--- Supplied data ---
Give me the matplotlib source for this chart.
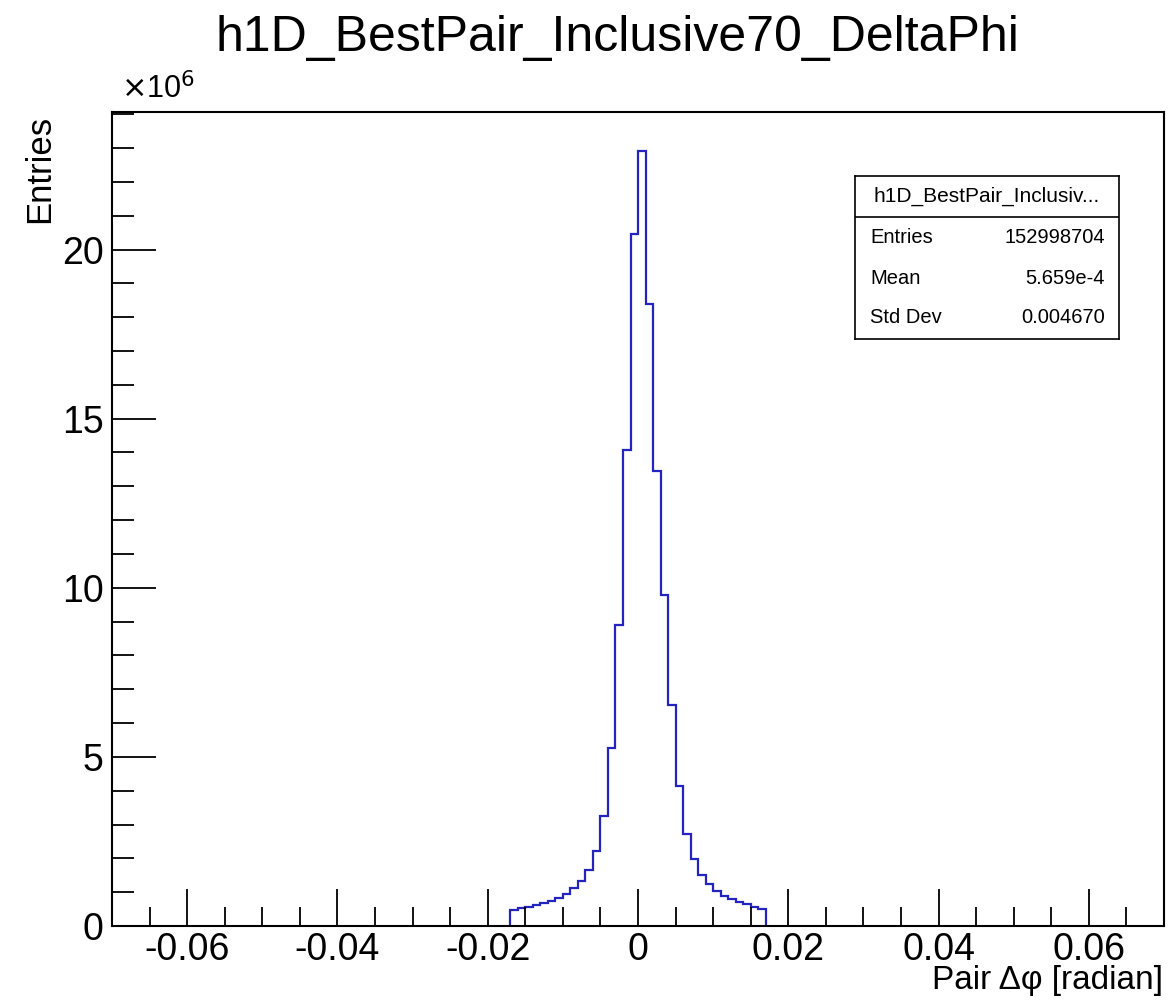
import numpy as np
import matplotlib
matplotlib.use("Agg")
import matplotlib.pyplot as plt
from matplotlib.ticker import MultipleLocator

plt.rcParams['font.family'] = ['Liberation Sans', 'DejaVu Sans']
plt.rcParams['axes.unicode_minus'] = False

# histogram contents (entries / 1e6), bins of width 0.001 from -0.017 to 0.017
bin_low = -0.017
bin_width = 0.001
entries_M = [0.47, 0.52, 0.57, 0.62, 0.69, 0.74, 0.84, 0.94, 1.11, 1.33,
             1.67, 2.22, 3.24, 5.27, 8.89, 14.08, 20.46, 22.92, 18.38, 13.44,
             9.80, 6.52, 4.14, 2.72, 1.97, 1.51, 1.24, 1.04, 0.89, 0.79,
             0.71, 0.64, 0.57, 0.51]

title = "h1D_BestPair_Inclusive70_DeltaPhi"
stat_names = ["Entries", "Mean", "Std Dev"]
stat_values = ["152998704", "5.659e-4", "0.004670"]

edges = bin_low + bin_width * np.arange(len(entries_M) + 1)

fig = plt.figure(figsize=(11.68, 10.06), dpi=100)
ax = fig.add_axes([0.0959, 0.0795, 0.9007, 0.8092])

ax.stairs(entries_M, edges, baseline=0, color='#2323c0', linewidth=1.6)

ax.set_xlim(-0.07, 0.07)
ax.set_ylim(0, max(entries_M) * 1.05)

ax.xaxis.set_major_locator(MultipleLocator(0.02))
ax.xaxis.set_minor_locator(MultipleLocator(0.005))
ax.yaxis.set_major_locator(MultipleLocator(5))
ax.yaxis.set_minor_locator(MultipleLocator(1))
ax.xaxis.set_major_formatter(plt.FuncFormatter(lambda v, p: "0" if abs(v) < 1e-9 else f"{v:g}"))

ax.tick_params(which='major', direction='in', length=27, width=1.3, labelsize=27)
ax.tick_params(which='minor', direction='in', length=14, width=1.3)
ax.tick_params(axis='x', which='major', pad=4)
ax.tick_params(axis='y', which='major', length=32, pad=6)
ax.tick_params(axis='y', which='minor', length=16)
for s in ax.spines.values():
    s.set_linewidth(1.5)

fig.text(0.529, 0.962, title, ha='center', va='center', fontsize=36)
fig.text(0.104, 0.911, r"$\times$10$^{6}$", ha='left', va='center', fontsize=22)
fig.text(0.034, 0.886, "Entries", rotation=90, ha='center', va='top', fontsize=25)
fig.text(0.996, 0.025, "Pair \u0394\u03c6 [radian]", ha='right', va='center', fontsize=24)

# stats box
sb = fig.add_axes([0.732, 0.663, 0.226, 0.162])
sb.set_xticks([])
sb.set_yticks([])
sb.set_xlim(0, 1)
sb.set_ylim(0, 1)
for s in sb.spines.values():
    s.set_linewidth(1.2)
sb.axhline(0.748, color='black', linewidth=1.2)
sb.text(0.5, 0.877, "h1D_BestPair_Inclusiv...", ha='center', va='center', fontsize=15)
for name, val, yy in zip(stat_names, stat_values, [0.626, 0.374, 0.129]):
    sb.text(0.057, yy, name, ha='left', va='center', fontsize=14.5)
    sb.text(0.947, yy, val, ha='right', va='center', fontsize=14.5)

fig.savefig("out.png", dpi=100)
---
Problem.
Leave the pictures out and please restate exactly the lines running from the start of the material through the one with "plt.rcParams['axes.unicode_minus'] = False".

Output of the task.
Give me the matplotlib source for this chart.
import numpy as np
import matplotlib
matplotlib.use("Agg")
import matplotlib.pyplot as plt
from matplotlib.ticker import MultipleLocator

plt.rcParams['font.family'] = ['Liberation Sans', 'DejaVu Sans']
plt.rcParams['axes.unicode_minus'] = False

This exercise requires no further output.